Harichane s’endort chaque soir le clavier à portée de main. On ne sait ce qui lui vient à l’esprit et qu’il faut aussitôt noter.

Du « Fis et le Pouvoir » à « l’Aveugle », le chemin a été long. Il a fait siens les difficiles choix de la vie. Et il les a assumés. Avec panache et brio. Le nez dans les étoiles et la fierté en bandoulière.

Difficile était le souhait de faire une note de lecture sur ce livre sidérant. La critique facile devant un art difficile, voilà où ne doit pas se situer un critique littéraire.

L’Aveugle illuminé

Tout au long de 190 pages, Abdelkader Harichane nous tient en haleine. La quête de l’Aveugle, qui « tient en laisse » l’enfant nous laisse perplexe. Devenu adulte, le « Guide » croit comprendre, mais il n’en fut rien. Il n’a rien compris. Et quand l’Aveugle lui fait les derniers aveux, on ne sait pas si ce sont des aveux ou -encore- des mensonges.
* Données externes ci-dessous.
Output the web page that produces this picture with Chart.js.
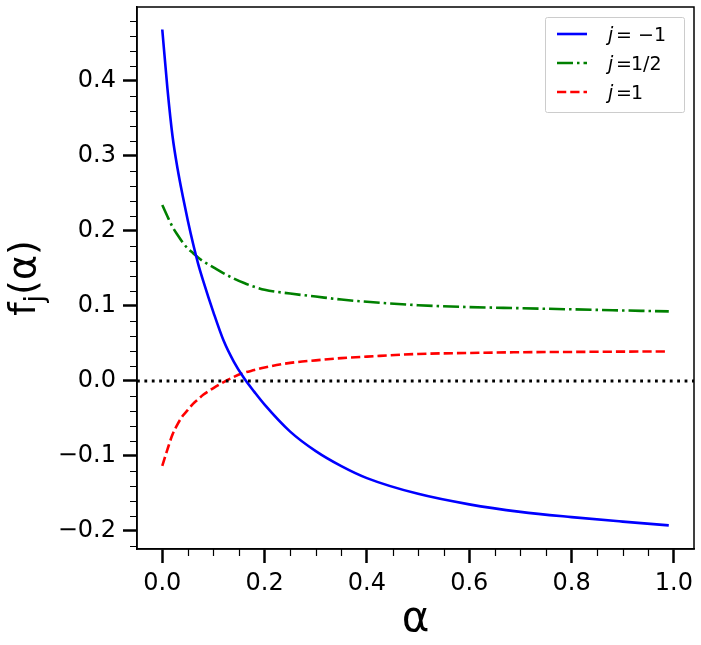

D’ailleurs même l’auteur s’en fiche. En apprenant l’assassinat de Hizia, il reste de marbre. Là, nous, lecteurs avertis, pourtant, on nage dans le flou artistique. Où est la réalité et où est le mensonge ? Quelle est la part de la fiction et celle de la vérité dans ce roman déroutant ?

Et si Abdelkader Harichane était tout simplement en train de nous mener en bateau ?

L’Aveugle, un roman captivant, déroutant. A lire. Absolument.